Eventually, almost all of the dogs complete Kennedy's training program and move on. After the group event on January 5, ASDA held a graduation dinner for Tucker, a large but gentle golden retriever. The time had come to hand him over to his new person, Austin Andrew, a 21-year-old college student with autism. Attendees included trainers, puppy raisers, ASDA leadership, and the Andrew family. They gathered at a restaurant to share stories about Tucker, and other dogs brought up through the program. Afterward, everyone walked outside to pose for photos.
Those who'd helped get Tucker to this point formed a pack around him. Until this moment, they'd been his family. Tucker's fluffy golden tail wagged, while tears welled up in the humans' eyes. Although Tucker's "puppy raiser" couldn't attend, one of the volunteers pulled up FaceTime and held the phone in front of the dog, so the woman who had shared her home with him for several years could say goodbye from afar.
Then Kennedy squatted down and wrapped her arms under the 80-pound dog's barrel chest. "She's going to pick him up," someone in the crowd said. When Kennedy stood up to her full height, she was barely visible behind the big retriever. She gave Tucker a kiss on the head and held him there for a minute, saying nothing—at least, nothing anyone but the dog could hear. Then she gently lowered Tucker to the ground and handed the leash to Andrew.
Just a few weeks later, Holly Andrew is seeing her son building a better life with his new service dog. "Austin and Tucker are already in love with each other. They're creating a great bond and becoming a great team.

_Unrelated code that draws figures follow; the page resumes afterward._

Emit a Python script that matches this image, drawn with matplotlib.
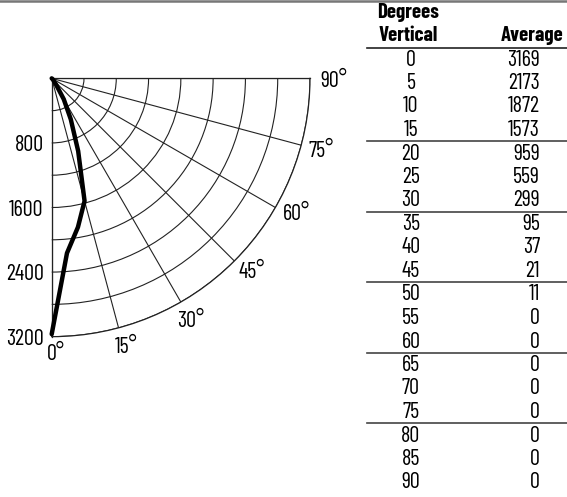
import numpy as np
import matplotlib.pyplot as plt
from matplotlib.lines import Line2D
from matplotlib.transforms import offset_copy

# candela distribution (degrees vertical vs average)
angles = [0, 5, 10, 15, 20, 25, 30, 35, 40, 45, 50, 55, 60, 65, 70, 75, 80, 85, 90]
average = [3169, 2173, 1872, 1573, 959, 559, 299, 95, 37, 21, 11, 0, 0, 0, 0, 0, 0, 0, 0]
ring_values = [400, 800, 1200, 1600, 2000, 2400, 2800, 3200]
ring_labels = ['800', '1600', '2400', '3200']
angle_ticks = [0, 15, 30, 45, 60, 75, 90]

plt.rcParams['font.family'] = ['Barlow Condensed', 'Roboto Condensed', 'DejaVu Sans']
W, H = 567, 497
fig = plt.figure(figsize=(W / 100, H / 100), dpi=100)

# top border
fig.add_artist(Line2D([0, 1], [1 - 1.2 / H, 1 - 1.2 / H], color='#777777', lw=1.8,
                      transform=fig.transFigure))

ax = fig.add_axes([51.7 / W, 1 - 336.7 / H, 258.3 / W, 258.4 / H], projection='polar')
ax.set_theta_zero_location('S')
ax.set_theta_direction(1)
ax.set_thetamin(0)
ax.set_thetamax(90)
ax.set_rlim(0, 3200)
ax.set_rgrids(ring_values, labels=[''] * len(ring_values))
ax.set_thetagrids(angle_ticks, labels=[''] * len(angle_ticks))
ax.grid(True, color='#222222', lw=0.8)
for s in ax.spines.values():
    s.set_color('#222222')
    s.set_linewidth(0.9)
ax.tick_params(length=0)

ax.plot(np.deg2rad(angles), average, color='black', lw=3.2, clip_on=False,
        solid_capstyle='round', solid_joinstyle='round', zorder=5)

fs = 16
# radial labels on the 0 degree line
tr = offset_copy(ax.transData, fig=fig, x=-8, y=0, units='dots')
for lab in ring_labels:
    ax.text(0, float(lab), lab, transform=tr, ha='right', va='center_baseline', fontsize=fs)

# angle labels near the outer arc (offsets from line end, pixels, down positive)
offsets = [(-4.7, 23.3), (-3.5, 25.5), (-3.7, 25.3), (4, 17.3), (7, 12.7), (7, 11.9), (10, 8.7)]
for a, (dx, dy) in zip(angle_ticks, offsets):
    t = offset_copy(ax.transData, fig=fig, x=dx, y=-dy, units='dots')
    ax.text(np.deg2rad(a), 3200, f'{a}°', transform=t, ha='left', va='baseline', fontsize=fs)

# table on the right
def fy(p):
    return 1 - p / H

fig.text(408 / W, fy(18.5), 'Degrees', ha='center', va='baseline', fontsize=15,
         fontweight='bold')
fig.text(408 / W, fy(41), 'Vertical', ha='center', va='baseline', fontsize=15,
         fontweight='bold')
fig.text(564 / W, fy(41), 'Average', ha='right', va='baseline', fontsize=15, fontweight='bold')
fig.add_artist(Line2D([367 / W, 1], [fy(48), fy(48)], color='#222222', lw=1.2,
                      transform=fig.transFigure))
pitch = (481.5 - 58.5) / 18
for i, (a, v) in enumerate(zip(angles, average)):
    y = 65.5 + i * pitch
    fig.text(411 / W, fy(y), str(a), ha='center', va='baseline', fontsize=fs)
    fig.text(540 / W, fy(y), str(v), ha='right', va='baseline', fontsize=fs)
    if i in (3, 6, 9, 12, 15):
        ys = y - 6.5 + pitch / 2
        fig.add_artist(Line2D([367 / W, 1], [fy(ys), fy(ys)], color='#444444', lw=1.2,
                              transform=fig.transFigure))

fig.savefig('out.png', dpi=100)
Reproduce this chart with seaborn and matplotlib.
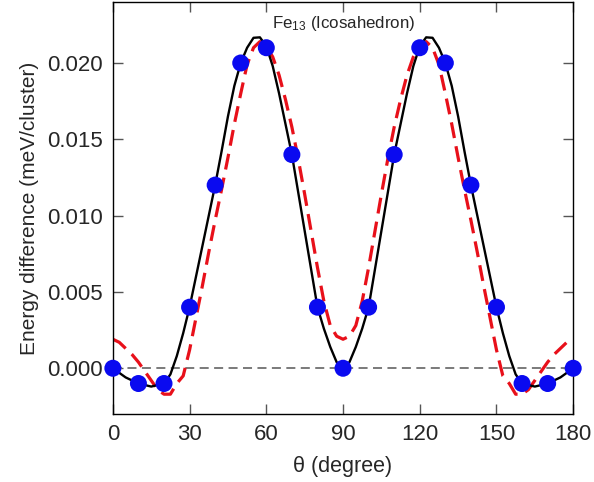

It's pretty remarkable." she smiled. She added that Tucker eases her motherly worry, because she knows he will help her son feel safe in settings that would otherwise seem intimidating. The whole family agrees that college and a career are now real possibilities, thanks to Tucker.
Kennedy sees these positive outcomes all the time, but they still touch her. "It's like watching magic happen," she said of the moment when one of her service dogs begins working with a family. Letting go will always feel poignant, she said, but also incredibly rewarding.
"You get to know that you are fundamentally changing someone's life for the better."